This week’s Angel Word—our guiding inspiration for the week ahead—is communication.
In thinking about this word, I’ve realized there are so many different ways I can go in giving useful tips and advice in this area. Just to begin with, there are so many forms of communication. In college, I studied mass communication, which looks at spreading information through media to large segments of the population at the same time. There’s one-on-one communication. Non-verbal communication. Written communication. Visual communication.
What I decided to do is to share a bit of insight into my own interpersonal communication practices. This mostly includes emails, texts, handwritten notes, phone calls and in-person visits with family, friends and colleagues. They’re not hard-and-fast rules of communication, it’s just what’s worked for me…your mileage may vary.
1. Listen! Communication is a two-way street, not a monologue. Don’t spend the whole time someone else is talking trying to come up with your reply. Resist the urge to turn everything into an opportunity to share your experience with or knowledge on the subject. And definitely don’t try to trump the person you’re talking with (“You think you have it bad? I had it much worse!”)
2. Look people in the eye when you’re having an in-person conversation. Don’t look at the floor or around the room to see if something more interesting is going on.
3. Ask caring and engaging questions of the other person. Let them talk about themselves, rather than you dominating the conversation blabbering about yourself.
4. Be timely. Especially in online communication, don’t leave people hanging. If someone asks something of you, get back to them ASAP at least acknowledging that you received their inquiry or request. If you don’t have an answer at that moment, let them know you will get back to them within a certain time frame.
5. Watch your tone, especially in emails and texts. Realize when something’s gotten to the point where it’s more appropriate to call someone and let them hear your voice.
6. Don’t parse every word of an email or text you receive. If something rubs you the wrong way, pick up the phone and clear it up. Don’t make an assumption and let it fester out of control. Often someone has written something innocuous in haste and doesn’t mean what you think they mean.
7. Be aware of your nonverbal communication. How you’re sitting. Whether your arms are folded or your legs are crossed. Whether you’re inadvertently squinting or rolling your eyes or furrowing your brow or frowning.
8. Smile! Acknowledge and show interest in what the other person is saying, even with a small nod from time to time. Don’t just stare back blankly.
9. Be encouraging. Be sensitive. Be honest. Be polite. This is pretty much my motto.

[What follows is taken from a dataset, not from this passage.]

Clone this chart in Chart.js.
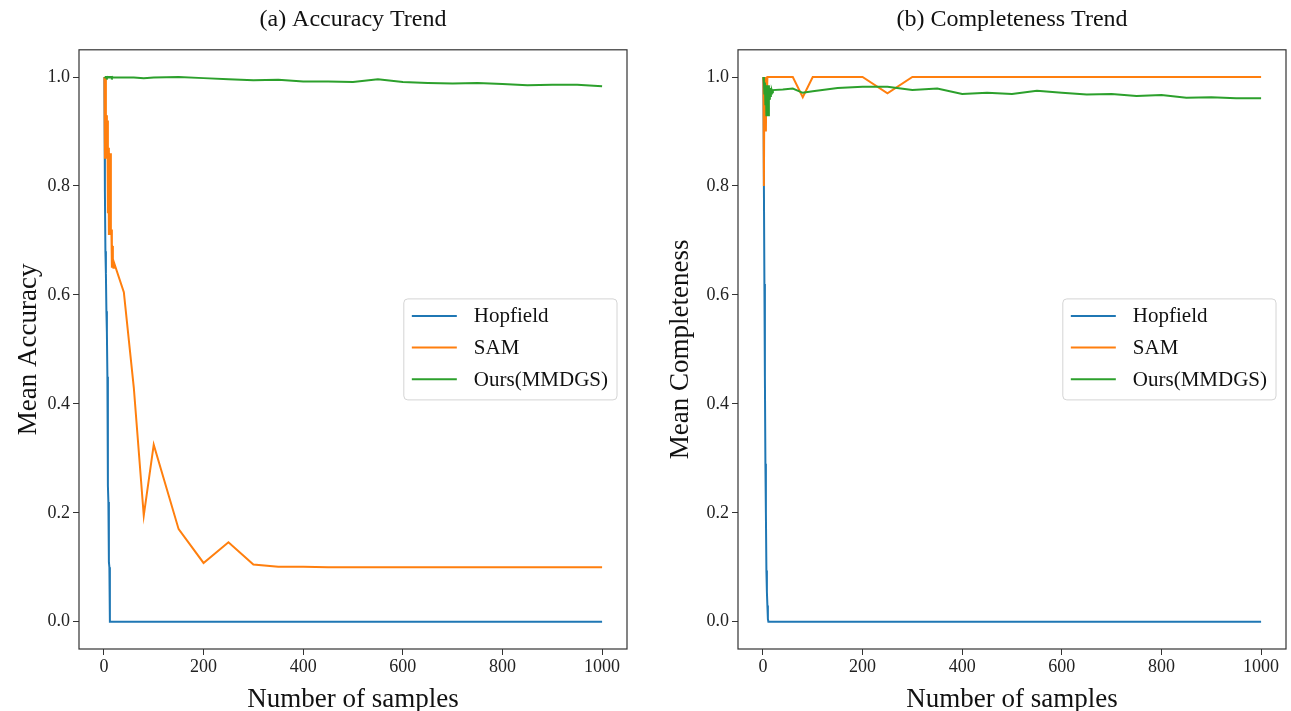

10. Use humor when you can. I have a group text with my siblings where we exclusively use humor! Sometimes it’s lines from funny movies we all love, sometimes it’s just random song lyrics, sometimes it’s family in-jokes. Wouldn’t be funny or even understandable to most anyone else on the planet, but we crack each other up.
11. Be empathetic. Express genuine concern or support or excitement or sympathy or pride for what someone has shared with you.
12. Be positive, upbeat and helpful. If you’re feeling negative or angry, write your rant, save it overnight and read it again in the morning. If you still feel strongly, think about having a face-to-face conversation rather than putting it in writing. Once you hit that “send” button, it’s in print forever. And get in the habit of keeping the “To” field blank until you’re ready to send something. Even if you’ve hit “reply” to someone’s email, remember to delete all the recipients’ names until you’re sure you’re ready to send. You don’t want to accidentally fire off an unfinished or unedited reply to someone.
13. Be clear with words and language. Be respectful of grammar and spelling. Use “please” and “thank you.”
14. Like random acts of kindness, try random acts of communication with people you haven’t been in touch with in a while. Do you remember as a kid running to the mailbox to see if someone had sent you a card or letter? Times haven’t changed even though media has. Send someone a card or a handwritten note or an email or text out of the blue just to say hello. It’s cool to let someone know you’re thinking of them, and it’s nice to be remembered.
BONUS: 10 Ideas for Random Acts of Communication
“Just thinking of you and wanted to say hello.”
“Happy Wednesday! It’s been way too long. How have you been?”
“Sending you a hug today for no reason.”
“Thought of you today and smiled!”
“Just wanted to say I’m glad we’re friends.”
“You’ve been on my mind…I hope you are well!”
“Remember the day we [did this]? I’ve still never laughed so hard!”
“Just came across a picture from ____. That was an awesome day! Hope things are well with you.”
“Saw/ate/heard [this] and thought of you.”
“Heading to [somewhere] and thinking of you.”